DIRECTIONS FOR THIS TASK:
Leaving out the pictures, transcribe all of the records faithfully.

WORKING DATA:

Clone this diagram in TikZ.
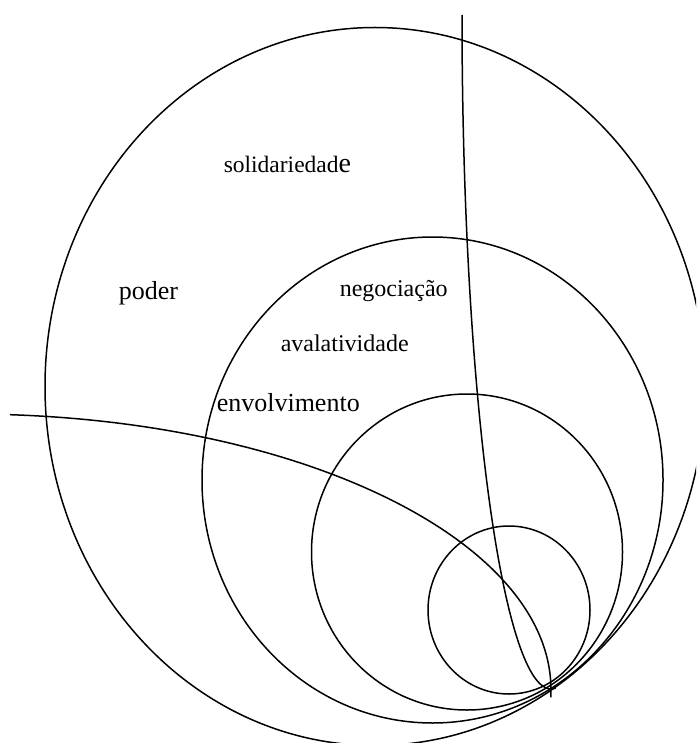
\documentclass[tikz,border=0pt]{standalone}
\usepackage{fontspec}
\setmainfont{Liberation Serif}
\begin{document}
\begin{tikzpicture}[x=1pt,y=-1pt,line width=1.5pt,
  lbl/.style={anchor=base west,inner sep=0pt,font=\fontsize{24}{26}\selectfont},
  lblbig/.style={lbl,font=\fontsize{26}{28}\selectfont}]
\useasboundingbox (0,0) rectangle (696,743);
\clip (0,0) rectangle (696,743);
% tangent circles / ellipses
\draw (375,386.5) ellipse [x radius=330pt, y radius=359pt];
\draw (432.5,480) ellipse [x radius=230.5pt, y radius=243pt];
\draw (467,552) ellipse [x radius=155.5pt, y radius=158pt];
\draw (509,610) ellipse [x radius=81pt, y radius=84pt];
% the two arcs through the tangent point
\coordinate (a0) at (462,15);
\coordinate (b0) at (10,414.7);
\draw (a0) arc [start angle=180, end angle=273, x radius=89pt, y radius=674pt];
\draw (b0) arc [start angle=86.05, end angle=-1.5, x radius=581pt, y radius=276pt];
% labels
\node[lbl] (solid) at (223,173) {{\fontsize{23.5}{25}\selectfont solidariedad}{\fontsize{28}{30}\selectfont e}};
\node[lblbig] (poder) at (118,299) {poder};
\node[lbl] (neg) at (339,296) {negociação};
\node[lbl] (aval) at (280,351) {avalatividade};
\node[lblbig] (env) at (216,411.7) {envolvimento};
\end{tikzpicture}
\end{document}
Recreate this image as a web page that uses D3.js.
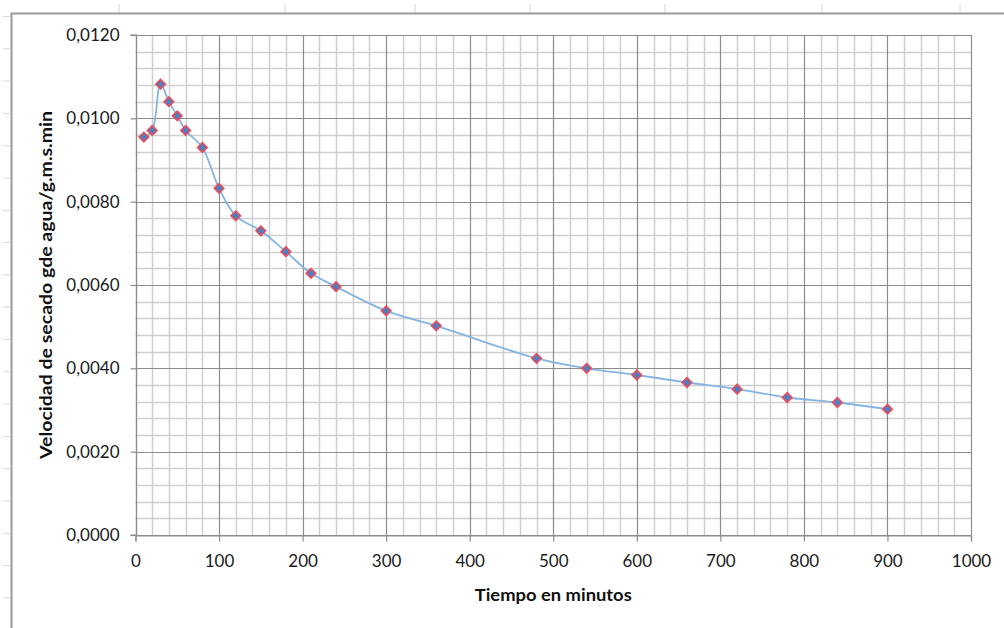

RESPONSE:
Clone this diagram in TikZ.
\documentclass[tikz,border=0pt]{standalone}
\usepackage{fontspec}
\setmainfont{Liberation Serif}
\begin{document}
\begin{tikzpicture}[x=1pt,y=-1pt,line width=1.5pt,
  lbl/.style={anchor=base west,inner sep=0pt,font=\fontsize{24}{26}\selectfont},
  lblbig/.style={lbl,font=\fontsize{26}{28}\selectfont}]
\useasboundingbox (0,0) rectangle (696,743);
\clip (0,0) rectangle (696,743);
% tangent circles / ellipses
\draw (375,386.5) ellipse [x radius=330pt, y radius=359pt];
\draw (432.5,480) ellipse [x radius=230.5pt, y radius=243pt];
\draw (467,552) ellipse [x radius=155.5pt, y radius=158pt];
\draw (509,610) ellipse [x radius=81pt, y radius=84pt];
% the two arcs through the tangent point
\coordinate (a0) at (462,15);
\coordinate (b0) at (10,414.7);
\draw (a0) arc [start angle=180, end angle=273, x radius=89pt, y radius=674pt];
\draw (b0) arc [start angle=86.05, end angle=-1.5, x radius=581pt, y radius=276pt];
% labels
\node[lbl] (solid) at (223,173) {{\fontsize{23.5}{25}\selectfont solidariedad}{\fontsize{28}{30}\selectfont e}};
\node[lblbig] (poder) at (118,299) {poder};
\node[lbl] (neg) at (339,296) {negociação};
\node[lbl] (aval) at (280,351) {avalatividade};
\node[lblbig] (env) at (216,411.7) {envolvimento};
\end{tikzpicture}
\end{document}
Recreate this image as a web page that uses D3.js.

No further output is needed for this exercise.